I also introduced a system of graphic elements, simple patterns, soft textures, and botanical flourishes, that could extend the brand visually without overwhelming it.

Voice, Archetypes, and Character

We anchored the brand’s voice to three Jungian archetypes:
The Caregiver, for warmth and customer focus
The Creator, for artistic spirit
The Sage, for knowledge and plant expertise

From these, I helped shape copywriting guides and a tone that could stretch across platforms, from clever Instagram captions to heartfelt sympathy card enclosures.

A System Meant to Be Shared

Everything was designed for the team to use. I didn’t want to create a polished presentation that no one could touch, I wanted to leave behind a living system.

Deliverables included:
– A full brand guide with usage instructions
– Social templates in Canva and Illustrator
– Print collateral templates for posters, event signage, product tags
– Packaging guidelines and sticker systems
– A training session for the team

Most importantly, I set a tone: consistency with room for intuition. Guidelines that didn’t just say “don’t,” but showed “here’s how.”

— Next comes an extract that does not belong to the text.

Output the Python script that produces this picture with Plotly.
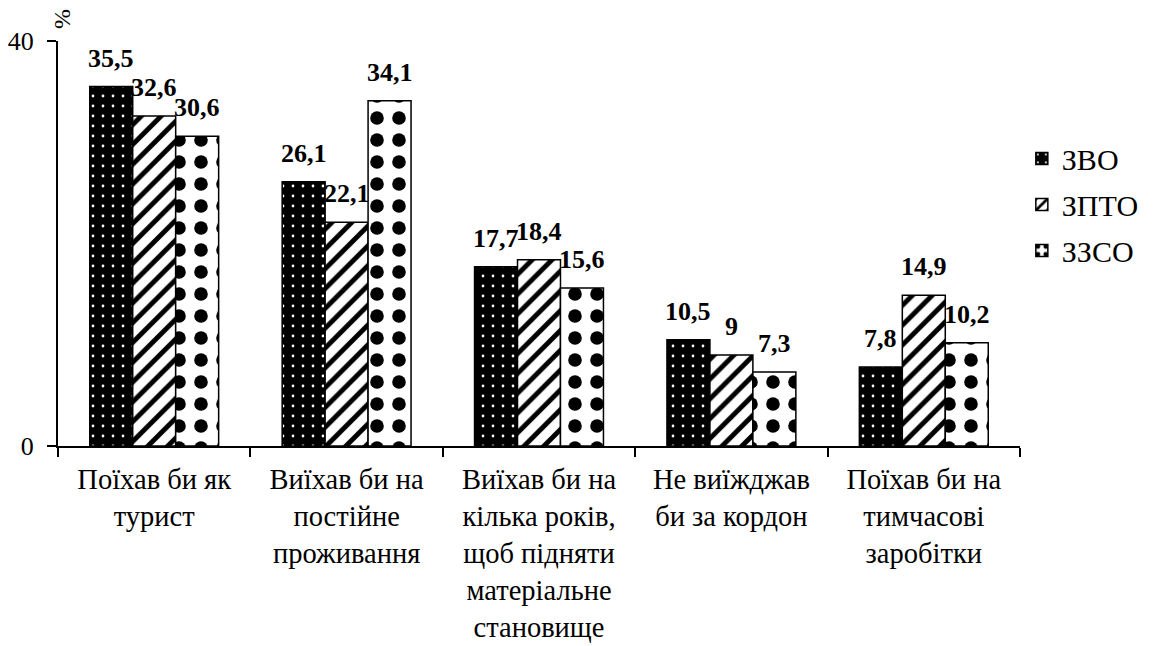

From Petals to Pixels: Launch and Adoption

The identity launched slowly, season by season. What started as a class project became real signage, Instagram grids, and newsletter templates. I tracked performance across platforms:

Instagram: Higher save and share rates on branded visuals
Workshops: Ticket sales increased on events with unified promotional materials
Email: A/B testing showed a higher open rate on redesigned templates
In-store: Customers commented on feeling “more inspired” and “like the brand had grown up”

The most rewarding moment? Watching another designer on the team independently create a workshop poster within the system, and it looked amazeballs.

What I Took With Me

This project taught me how to lead, not just design.
– How to make decisions with others in mind
– How to communicate logic and invite feedback
– How to build for the long term, not just the launch

It reminded me that brand design is about people, how they see themselves, how they show up, and how they create something meaningful together.